The reason I cannot get excited about this disc is technical. The picture is poor by current standards. 1986 is a long time ago in video terms. We are talking pre-high definition and pre-widescreen. The only nod towards modernity is that it is in colour. This is what television looked like thirty years ago. Perhaps the more serious problem is the sound. The dynamic range is narrow and much worse the woodwind especially are afflicted by constant low-level flutter so that they seem to be playing under water. I have not seen or heard the Blu-ray issue of this performance but I imagine it too has these same problems because they must come from the analogue master tape, flutter not being a digital artefact.

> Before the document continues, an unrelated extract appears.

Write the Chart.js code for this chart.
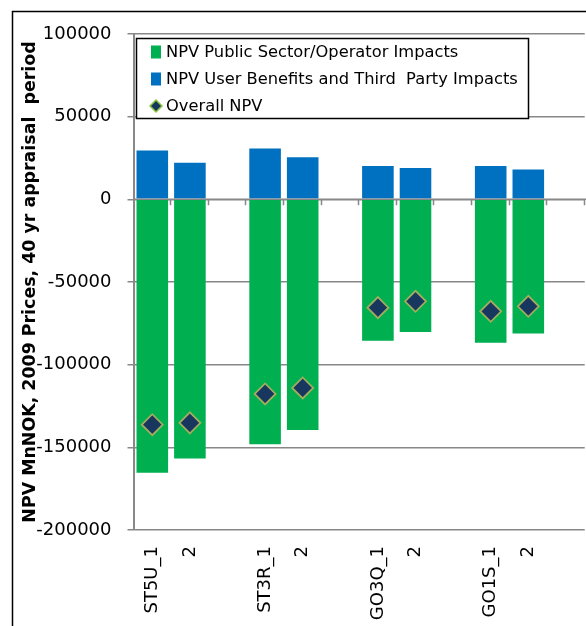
<!DOCTYPE html>
<html>
<head>
<meta charset="utf-8">
<script src="https://cdn.jsdelivr.net/npm/chart.js@4.4.1/dist/chart.umd.min.js"></script>
<style>
  html, body { margin: 0; padding: 0; background: #fff; overflow: hidden; width: 586px; height: 626px; }
  #c { position: absolute; left: 0; top: 0; }
</style>
</head>
<body>
<canvas id="c" width="597" height="626"></canvas>
<script>
const categories = ['ST5U_1', '2', '', 'ST3R_1', '2', '', 'GO3Q_1', '2', '', 'GO1S_1', '2', ''];
const publicSectorImpacts = [-165300, -156800, null, -148200, -139500, null, -85600, -80200, null, -86700, -81200, null];
const userBenefitsImpacts = [29600, 22200, null, 30800, 25400, null, 20200, 19000, null, 20200, 18000, null];
const overallNPV = [-136300, -135200, null, -117700, -114100, null, -65500, -61700, null, -67700, -64700, null];
const yTickValues = [-200000, -150000, -100000, -50000, 0, 50000, 100000];
const seriesLabels = ['NPV Public Sector/Operator Impacts', 'NPV User Benefits and Third  Party Impacts', 'Overall NPV'];
const yTitle = 'NPV MnNOK, 2009 Prices, 40 yr appraisal  period';

const GREEN = '#00B050', BLUE = '#0070C0', NAVY = '#17375E', OLIVE = '#A3AC5E';
const GRID = '#888888';

const framePlugin = {
  id: 'frame',
  beforeDraw(chart) {
    const ctx = chart.ctx;
    ctx.save();
    ctx.strokeStyle = '#000';
    ctx.lineWidth = 1.5;
    ctx.strokeRect(12.5, 11.5, 800, 800);
    ctx.restore();
  }
};

const zeroTicksPlugin = {
  id: 'zeroTicks',
  afterDatasetsDraw(chart) {
    const ctx = chart.ctx;
    const x = chart.scales.x, y = chart.scales.y;
    const y0 = y.getPixelForValue(0);
    const n = categories.length;
    const w = (x.right - x.left) / n;
    ctx.save();
    ctx.strokeStyle = GRID;
    ctx.lineWidth = 1.5;
    ctx.beginPath();
    ctx.moveTo(x.left, y0);
    ctx.lineTo(x.right + 2, y0);
    for (let i = 1; i <= n; i++) {
      const px = Math.round(x.left + i * w) - 0.5;
      ctx.moveTo(px, y0);
      ctx.lineTo(px, y0 + 6);
    }
    ctx.stroke();
    ctx.restore();
  }
};

const legendBoxPlugin = {
  id: 'legendBox',
  afterDraw(chart) {
    const ctx = chart.ctx;
    const bx = 136.5, by = 38.5, bw = 392, bh = 80;
    ctx.save();
    ctx.fillStyle = '#fff';
    ctx.fillRect(bx, by, bw, bh);
    ctx.strokeStyle = '#000';
    ctx.lineWidth = 1.5;
    ctx.strokeRect(bx, by, bw, bh);
    ctx.font = '16.3px "DejaVu Sans"';
    ctx.fillStyle = '#000';
    ctx.textBaseline = 'middle';
    ctx.textAlign = 'left';
    const rows = [52, 79, 106];
    const ds = chart.data.datasets;
    for (let i = 0; i < 3; i++) {
      const cy = rows[i];
      const d = ds[i];
      if (d.type === 'line') {
        ctx.beginPath();
        ctx.moveTo(156, cy - 6);
        ctx.lineTo(162, cy);
        ctx.lineTo(156, cy + 6);
        ctx.lineTo(150, cy);
        ctx.closePath();
        ctx.fillStyle = d.backgroundColor;
        ctx.fill();
        ctx.strokeStyle = '#8CC63F';
        ctx.lineWidth = 1.5;
        ctx.stroke();
      } else {
        ctx.fillStyle = d.backgroundColor;
        ctx.fillRect(151, cy - 6.5, 10, 13);
      }
      ctx.fillStyle = '#000';
      ctx.fillText(d.label, 166, cy + 1);
    }
    ctx.restore();
  }
};

new Chart(document.getElementById('c'), {
  data: {
    labels: categories,
    datasets: [
      {
        type: 'bar',
        label: seriesLabels[0],
        data: publicSectorImpacts,
        backgroundColor: GREEN,
        stack: 'bars',
        order: 1,
        barPercentage: 0.84,
        categoryPercentage: 1.0
      },
      {
        type: 'bar',
        label: seriesLabels[1],
        data: userBenefitsImpacts,
        backgroundColor: BLUE,
        stack: 'bars',
        order: 1,
        barPercentage: 0.84,
        categoryPercentage: 1.0
      },
      {
        type: 'line',
        label: seriesLabels[2],
        data: overallNPV,
        showLine: false,
        stack: 'npv',
        order: 0,
        pointStyle: 'rectRot',
        pointRadius: 10.5,
        pointHoverRadius: 10.5,
        backgroundColor: NAVY,
        borderColor: OLIVE,
        pointBorderWidth: 1.8
      }
    ]
  },
  options: {
    responsive: false,
    animation: false,
    events: [],
    layout: { padding: { top: 34, right: 1, left: 0, bottom: 0 } },
    plugins: {
      legend: { display: false },
      tooltip: { enabled: false }
    },
    scales: {
      x: {
        stacked: true,
        grid: { display: false, drawTicks: false },
        border: { display: false },
        ticks: {
          autoSkip: false,
          maxRotation: 90,
          minRotation: 90,
          padding: 16,
          color: '#000',
          font: { family: 'DejaVu Sans', size: 18 }
        },
        afterFit(scale) {
          scale.height = 96;
          scale.paddingLeft = 0;
          scale.paddingRight = 0;
        }
      },
      y: {
        stacked: true,
        min: -200000,
        max: 100000,
        afterBuildTicks(scale) { scale.ticks = yTickValues.map(v => ({ value: v })); },
        grid: { color: GRID, lineWidth: 1.5, tickLength: 6 },
        border: { display: true, color: GRID, width: 2 },
        ticks: {
          padding: 16,
          color: '#000',
          font: { family: 'DejaVu Sans', size: 18 },
          callback: (v) => String(v)
        },
        title: {
          display: true,
          text: yTitle,
          color: '#000',
          padding: { top: 20, bottom: 0 },
          font: { family: 'DejaVu Sans', size: 17.4, weight: 'bold' }
        },
        afterFit(scale) {
          scale.width = 133.5;
          scale.paddingTop = 0;
          scale.paddingBottom = 0;
        }
      }
    }
  },
  plugins: [framePlugin, zeroTicksPlugin, legendBoxPlugin]
});
</script>
</body>
</html>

With top class modern recordings from multiple other conductors available in high definition pictures with surround sound this seem to be an entirely redundant issue unless one specifically wants to hear and see these performers, particularly Maria Ewing. Sir Bernard has made several recordings of the work in much, much better sound. He has not however, to my knowledge made a video. That would be the sole reason for purchasing this issue.